===== INPUT MATERIAL

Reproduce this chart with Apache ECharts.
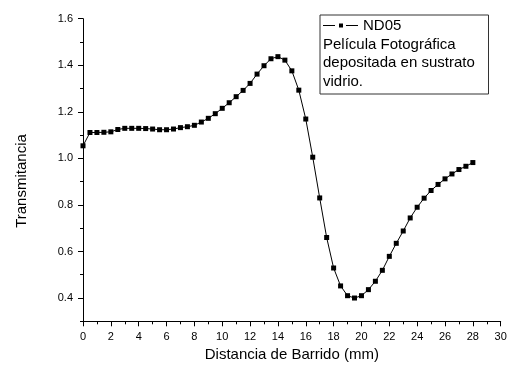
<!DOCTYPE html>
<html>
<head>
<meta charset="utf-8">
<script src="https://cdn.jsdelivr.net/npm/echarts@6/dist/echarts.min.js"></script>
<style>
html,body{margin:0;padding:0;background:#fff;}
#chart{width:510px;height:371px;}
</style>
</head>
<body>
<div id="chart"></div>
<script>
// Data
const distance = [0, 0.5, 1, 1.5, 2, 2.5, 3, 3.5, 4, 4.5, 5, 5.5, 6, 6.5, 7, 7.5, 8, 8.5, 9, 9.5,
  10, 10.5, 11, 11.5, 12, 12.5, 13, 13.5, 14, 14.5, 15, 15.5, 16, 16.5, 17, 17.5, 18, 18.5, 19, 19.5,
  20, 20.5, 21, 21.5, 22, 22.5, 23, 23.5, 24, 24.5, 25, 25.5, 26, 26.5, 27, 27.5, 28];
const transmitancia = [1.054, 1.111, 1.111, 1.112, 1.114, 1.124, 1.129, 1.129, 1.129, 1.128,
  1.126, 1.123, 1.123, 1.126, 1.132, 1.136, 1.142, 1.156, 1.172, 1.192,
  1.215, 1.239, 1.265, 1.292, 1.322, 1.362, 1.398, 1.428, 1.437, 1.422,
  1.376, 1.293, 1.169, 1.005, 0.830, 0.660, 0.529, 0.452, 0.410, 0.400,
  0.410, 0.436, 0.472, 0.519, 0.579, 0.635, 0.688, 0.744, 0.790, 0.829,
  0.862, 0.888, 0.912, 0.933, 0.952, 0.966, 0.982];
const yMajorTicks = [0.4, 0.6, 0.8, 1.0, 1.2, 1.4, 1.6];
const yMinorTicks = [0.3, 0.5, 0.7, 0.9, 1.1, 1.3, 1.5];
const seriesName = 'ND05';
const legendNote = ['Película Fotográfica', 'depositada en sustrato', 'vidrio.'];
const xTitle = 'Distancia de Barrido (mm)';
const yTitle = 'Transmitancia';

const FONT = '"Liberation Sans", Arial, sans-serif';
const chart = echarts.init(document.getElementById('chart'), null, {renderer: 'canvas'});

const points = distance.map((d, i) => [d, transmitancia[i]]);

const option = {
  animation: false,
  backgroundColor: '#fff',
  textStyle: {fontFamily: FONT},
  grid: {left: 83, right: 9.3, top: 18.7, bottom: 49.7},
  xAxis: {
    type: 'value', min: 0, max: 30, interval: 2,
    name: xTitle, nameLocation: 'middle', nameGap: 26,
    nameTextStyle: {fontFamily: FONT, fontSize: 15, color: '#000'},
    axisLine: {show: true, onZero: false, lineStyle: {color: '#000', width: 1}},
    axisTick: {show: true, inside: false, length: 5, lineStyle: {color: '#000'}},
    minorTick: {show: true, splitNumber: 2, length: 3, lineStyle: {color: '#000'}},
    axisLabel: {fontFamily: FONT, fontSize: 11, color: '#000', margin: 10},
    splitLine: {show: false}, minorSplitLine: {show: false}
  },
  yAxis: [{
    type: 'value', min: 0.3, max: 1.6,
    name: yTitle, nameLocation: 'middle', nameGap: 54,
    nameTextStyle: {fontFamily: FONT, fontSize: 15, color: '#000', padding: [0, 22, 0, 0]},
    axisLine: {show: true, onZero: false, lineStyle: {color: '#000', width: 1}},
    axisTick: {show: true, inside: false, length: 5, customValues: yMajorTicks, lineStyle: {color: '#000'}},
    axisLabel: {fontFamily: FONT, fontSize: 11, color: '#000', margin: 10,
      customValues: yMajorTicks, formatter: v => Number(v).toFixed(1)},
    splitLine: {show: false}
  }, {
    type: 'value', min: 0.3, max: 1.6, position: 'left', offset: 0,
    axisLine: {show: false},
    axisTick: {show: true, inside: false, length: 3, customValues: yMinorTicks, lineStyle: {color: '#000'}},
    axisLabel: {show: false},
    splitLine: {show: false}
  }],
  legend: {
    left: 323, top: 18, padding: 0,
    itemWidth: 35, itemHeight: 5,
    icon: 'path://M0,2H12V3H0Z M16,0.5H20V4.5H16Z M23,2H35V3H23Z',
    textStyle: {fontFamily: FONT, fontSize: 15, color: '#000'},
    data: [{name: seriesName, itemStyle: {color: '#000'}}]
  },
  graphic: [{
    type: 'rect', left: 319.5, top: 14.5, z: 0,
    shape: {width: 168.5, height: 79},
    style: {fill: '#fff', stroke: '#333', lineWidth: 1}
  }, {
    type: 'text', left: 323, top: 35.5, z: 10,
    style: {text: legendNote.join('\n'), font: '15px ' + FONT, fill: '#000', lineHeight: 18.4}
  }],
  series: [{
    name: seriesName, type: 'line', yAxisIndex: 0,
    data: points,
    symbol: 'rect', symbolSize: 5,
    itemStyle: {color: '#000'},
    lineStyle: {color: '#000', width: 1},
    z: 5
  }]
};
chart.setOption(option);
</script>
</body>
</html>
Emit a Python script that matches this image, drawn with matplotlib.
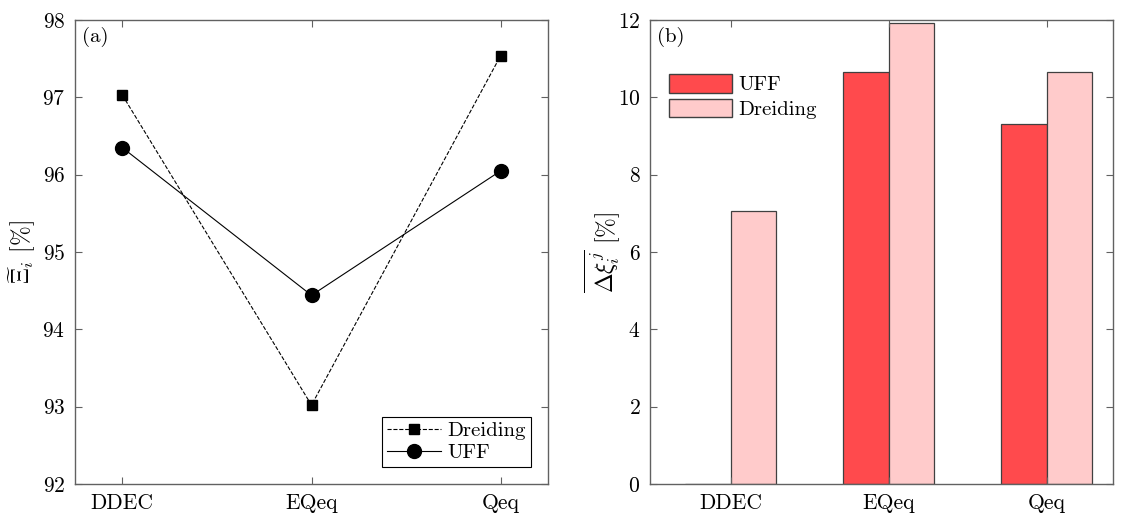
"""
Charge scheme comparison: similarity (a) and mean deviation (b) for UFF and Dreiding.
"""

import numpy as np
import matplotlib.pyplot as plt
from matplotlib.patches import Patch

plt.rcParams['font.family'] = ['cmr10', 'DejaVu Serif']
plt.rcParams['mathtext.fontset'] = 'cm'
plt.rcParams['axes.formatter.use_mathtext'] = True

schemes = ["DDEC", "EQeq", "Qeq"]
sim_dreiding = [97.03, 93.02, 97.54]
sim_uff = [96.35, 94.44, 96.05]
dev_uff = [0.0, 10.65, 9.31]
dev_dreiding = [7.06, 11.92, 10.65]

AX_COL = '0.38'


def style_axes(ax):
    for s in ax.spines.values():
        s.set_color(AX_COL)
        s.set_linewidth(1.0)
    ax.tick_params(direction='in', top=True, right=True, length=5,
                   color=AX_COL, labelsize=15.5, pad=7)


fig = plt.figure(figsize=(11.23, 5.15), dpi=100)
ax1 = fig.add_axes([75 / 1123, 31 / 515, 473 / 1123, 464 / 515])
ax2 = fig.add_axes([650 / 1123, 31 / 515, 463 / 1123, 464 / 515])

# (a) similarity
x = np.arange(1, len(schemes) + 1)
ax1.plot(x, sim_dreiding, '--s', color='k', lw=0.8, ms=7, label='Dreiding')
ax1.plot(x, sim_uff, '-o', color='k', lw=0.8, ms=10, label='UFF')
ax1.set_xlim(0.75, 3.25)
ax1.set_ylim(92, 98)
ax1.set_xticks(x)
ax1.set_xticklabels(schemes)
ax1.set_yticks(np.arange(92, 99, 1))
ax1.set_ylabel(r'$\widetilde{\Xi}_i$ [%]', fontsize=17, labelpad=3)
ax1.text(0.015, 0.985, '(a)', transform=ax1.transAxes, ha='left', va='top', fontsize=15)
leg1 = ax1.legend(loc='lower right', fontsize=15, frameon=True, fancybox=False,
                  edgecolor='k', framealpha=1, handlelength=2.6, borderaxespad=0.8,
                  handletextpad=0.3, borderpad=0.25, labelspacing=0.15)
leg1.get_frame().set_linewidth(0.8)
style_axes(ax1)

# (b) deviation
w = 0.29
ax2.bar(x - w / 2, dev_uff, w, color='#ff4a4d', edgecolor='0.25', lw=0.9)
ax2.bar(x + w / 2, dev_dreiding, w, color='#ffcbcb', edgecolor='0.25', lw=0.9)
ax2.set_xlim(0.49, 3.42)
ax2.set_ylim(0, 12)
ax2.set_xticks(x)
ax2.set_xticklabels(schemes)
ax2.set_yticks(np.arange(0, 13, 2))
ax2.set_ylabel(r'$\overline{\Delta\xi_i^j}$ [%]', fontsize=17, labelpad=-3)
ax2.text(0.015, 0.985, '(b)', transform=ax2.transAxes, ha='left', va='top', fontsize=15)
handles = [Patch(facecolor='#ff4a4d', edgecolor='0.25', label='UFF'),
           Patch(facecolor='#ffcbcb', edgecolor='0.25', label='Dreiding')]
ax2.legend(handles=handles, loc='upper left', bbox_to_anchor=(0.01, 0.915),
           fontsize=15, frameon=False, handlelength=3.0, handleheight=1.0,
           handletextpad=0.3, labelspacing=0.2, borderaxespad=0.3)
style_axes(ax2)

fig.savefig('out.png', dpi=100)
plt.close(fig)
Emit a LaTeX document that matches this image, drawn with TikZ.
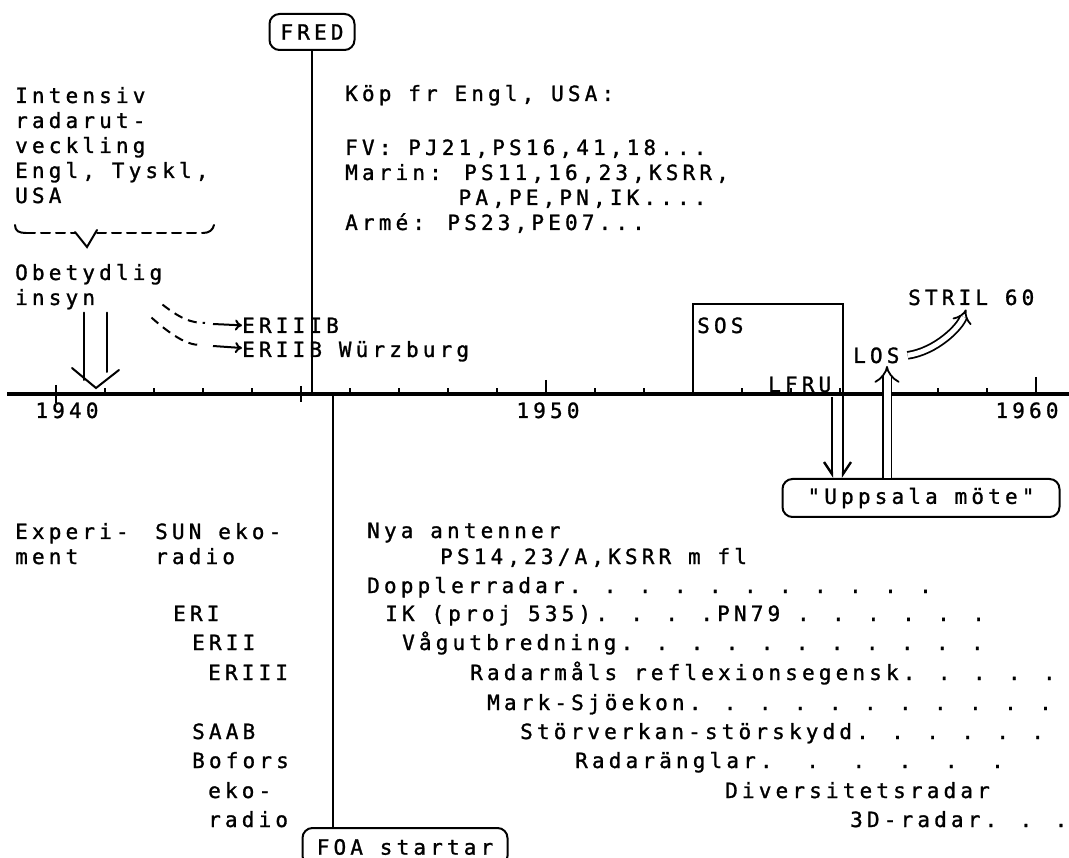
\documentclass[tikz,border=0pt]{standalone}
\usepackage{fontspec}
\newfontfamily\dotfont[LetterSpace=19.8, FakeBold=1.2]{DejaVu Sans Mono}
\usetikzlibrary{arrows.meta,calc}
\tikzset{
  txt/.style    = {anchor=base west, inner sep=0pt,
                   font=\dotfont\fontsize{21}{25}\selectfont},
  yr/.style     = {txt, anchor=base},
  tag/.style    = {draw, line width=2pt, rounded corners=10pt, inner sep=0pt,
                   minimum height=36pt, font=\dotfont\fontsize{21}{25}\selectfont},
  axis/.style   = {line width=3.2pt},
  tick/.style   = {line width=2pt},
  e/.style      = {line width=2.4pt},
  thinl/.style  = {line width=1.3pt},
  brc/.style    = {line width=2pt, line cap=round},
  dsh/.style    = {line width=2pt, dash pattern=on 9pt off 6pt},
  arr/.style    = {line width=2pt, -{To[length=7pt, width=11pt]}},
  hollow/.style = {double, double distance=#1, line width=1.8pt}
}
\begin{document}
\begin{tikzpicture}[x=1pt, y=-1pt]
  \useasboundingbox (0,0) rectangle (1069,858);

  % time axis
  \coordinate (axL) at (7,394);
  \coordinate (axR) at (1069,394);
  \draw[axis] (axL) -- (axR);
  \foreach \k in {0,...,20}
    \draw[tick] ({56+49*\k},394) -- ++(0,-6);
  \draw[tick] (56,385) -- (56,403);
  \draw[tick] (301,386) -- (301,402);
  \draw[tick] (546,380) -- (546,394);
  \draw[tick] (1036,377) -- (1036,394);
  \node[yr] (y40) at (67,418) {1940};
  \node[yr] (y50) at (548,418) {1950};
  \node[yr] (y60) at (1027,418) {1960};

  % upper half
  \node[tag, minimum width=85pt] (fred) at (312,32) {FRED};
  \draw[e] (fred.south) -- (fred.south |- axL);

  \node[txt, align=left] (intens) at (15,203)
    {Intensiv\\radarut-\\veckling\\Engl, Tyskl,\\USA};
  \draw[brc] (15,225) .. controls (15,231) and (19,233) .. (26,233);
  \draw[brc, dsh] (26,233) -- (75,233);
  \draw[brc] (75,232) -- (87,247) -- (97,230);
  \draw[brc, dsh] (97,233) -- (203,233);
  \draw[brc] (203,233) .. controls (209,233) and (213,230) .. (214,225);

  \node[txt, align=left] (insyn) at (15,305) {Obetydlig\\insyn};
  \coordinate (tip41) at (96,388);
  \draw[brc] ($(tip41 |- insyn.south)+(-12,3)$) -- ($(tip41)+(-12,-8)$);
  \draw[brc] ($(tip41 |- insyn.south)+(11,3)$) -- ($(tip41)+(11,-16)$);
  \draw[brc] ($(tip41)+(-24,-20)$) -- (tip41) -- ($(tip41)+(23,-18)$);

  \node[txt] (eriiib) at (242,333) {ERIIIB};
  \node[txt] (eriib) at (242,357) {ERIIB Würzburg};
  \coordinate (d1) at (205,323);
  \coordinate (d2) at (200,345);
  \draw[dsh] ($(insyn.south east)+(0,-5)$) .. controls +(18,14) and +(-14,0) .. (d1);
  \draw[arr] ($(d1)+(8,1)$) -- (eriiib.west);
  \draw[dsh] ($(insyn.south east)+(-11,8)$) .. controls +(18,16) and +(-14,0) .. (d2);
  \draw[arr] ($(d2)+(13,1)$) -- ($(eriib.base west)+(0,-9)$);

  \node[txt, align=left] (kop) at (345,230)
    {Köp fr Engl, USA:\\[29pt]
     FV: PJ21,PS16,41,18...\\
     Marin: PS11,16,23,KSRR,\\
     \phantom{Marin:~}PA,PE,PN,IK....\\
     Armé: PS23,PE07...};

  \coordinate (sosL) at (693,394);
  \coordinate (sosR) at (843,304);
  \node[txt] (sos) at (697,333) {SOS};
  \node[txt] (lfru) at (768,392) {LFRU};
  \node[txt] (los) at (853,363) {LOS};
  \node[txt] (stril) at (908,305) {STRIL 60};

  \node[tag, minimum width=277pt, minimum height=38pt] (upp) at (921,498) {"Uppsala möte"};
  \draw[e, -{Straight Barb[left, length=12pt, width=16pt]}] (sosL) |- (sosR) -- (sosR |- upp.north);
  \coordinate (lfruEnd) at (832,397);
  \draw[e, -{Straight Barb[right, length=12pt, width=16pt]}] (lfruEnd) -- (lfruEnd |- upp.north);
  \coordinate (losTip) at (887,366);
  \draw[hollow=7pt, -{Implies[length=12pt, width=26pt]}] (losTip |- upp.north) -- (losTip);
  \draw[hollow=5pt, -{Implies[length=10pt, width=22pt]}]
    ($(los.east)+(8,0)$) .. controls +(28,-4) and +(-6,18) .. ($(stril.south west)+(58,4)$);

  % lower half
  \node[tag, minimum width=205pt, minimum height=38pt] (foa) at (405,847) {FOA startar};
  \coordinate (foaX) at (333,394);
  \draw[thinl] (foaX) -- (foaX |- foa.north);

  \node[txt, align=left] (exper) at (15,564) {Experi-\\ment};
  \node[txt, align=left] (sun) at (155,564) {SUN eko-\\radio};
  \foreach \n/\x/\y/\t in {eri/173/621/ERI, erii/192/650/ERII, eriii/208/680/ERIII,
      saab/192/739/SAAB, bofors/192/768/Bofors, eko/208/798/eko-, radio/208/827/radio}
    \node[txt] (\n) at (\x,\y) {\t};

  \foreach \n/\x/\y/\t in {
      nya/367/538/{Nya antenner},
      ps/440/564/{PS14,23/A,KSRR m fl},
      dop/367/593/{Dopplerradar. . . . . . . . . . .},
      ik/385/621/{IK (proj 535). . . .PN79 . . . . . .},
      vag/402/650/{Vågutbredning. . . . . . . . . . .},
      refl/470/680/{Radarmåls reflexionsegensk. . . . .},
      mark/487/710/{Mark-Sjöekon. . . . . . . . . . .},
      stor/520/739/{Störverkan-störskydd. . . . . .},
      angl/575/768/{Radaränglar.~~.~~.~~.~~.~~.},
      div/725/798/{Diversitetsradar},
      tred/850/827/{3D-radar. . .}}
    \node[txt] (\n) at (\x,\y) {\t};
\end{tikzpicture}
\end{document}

==========

#### WHAT IS EXPECTED:
Write out nothing but the lines from the start of the data through the line with "const yTitle = 'Transmitancia';". Leave out the pictures.

#### WORKED SOLUTION:
Reproduce this chart with Apache ECharts.
<!DOCTYPE html>
<html>
<head>
<meta charset="utf-8">
<script src="https://cdn.jsdelivr.net/npm/echarts@6/dist/echarts.min.js"></script>
<style>
html,body{margin:0;padding:0;background:#fff;}
#chart{width:510px;height:371px;}
</style>
</head>
<body>
<div id="chart"></div>
<script>
// Data
const distance = [0, 0.5, 1, 1.5, 2, 2.5, 3, 3.5, 4, 4.5, 5, 5.5, 6, 6.5, 7, 7.5, 8, 8.5, 9, 9.5,
  10, 10.5, 11, 11.5, 12, 12.5, 13, 13.5, 14, 14.5, 15, 15.5, 16, 16.5, 17, 17.5, 18, 18.5, 19, 19.5,
  20, 20.5, 21, 21.5, 22, 22.5, 23, 23.5, 24, 24.5, 25, 25.5, 26, 26.5, 27, 27.5, 28];
const transmitancia = [1.054, 1.111, 1.111, 1.112, 1.114, 1.124, 1.129, 1.129, 1.129, 1.128,
  1.126, 1.123, 1.123, 1.126, 1.132, 1.136, 1.142, 1.156, 1.172, 1.192,
  1.215, 1.239, 1.265, 1.292, 1.322, 1.362, 1.398, 1.428, 1.437, 1.422,
  1.376, 1.293, 1.169, 1.005, 0.830, 0.660, 0.529, 0.452, 0.410, 0.400,
  0.410, 0.436, 0.472, 0.519, 0.579, 0.635, 0.688, 0.744, 0.790, 0.829,
  0.862, 0.888, 0.912, 0.933, 0.952, 0.966, 0.982];
const yMajorTicks = [0.4, 0.6, 0.8, 1.0, 1.2, 1.4, 1.6];
const yMinorTicks = [0.3, 0.5, 0.7, 0.9, 1.1, 1.3, 1.5];
const seriesName = 'ND05';
const legendNote = ['Película Fotográfica', 'depositada en sustrato', 'vidrio.'];
const xTitle = 'Distancia de Barrido (mm)';
const yTitle = 'Transmitancia';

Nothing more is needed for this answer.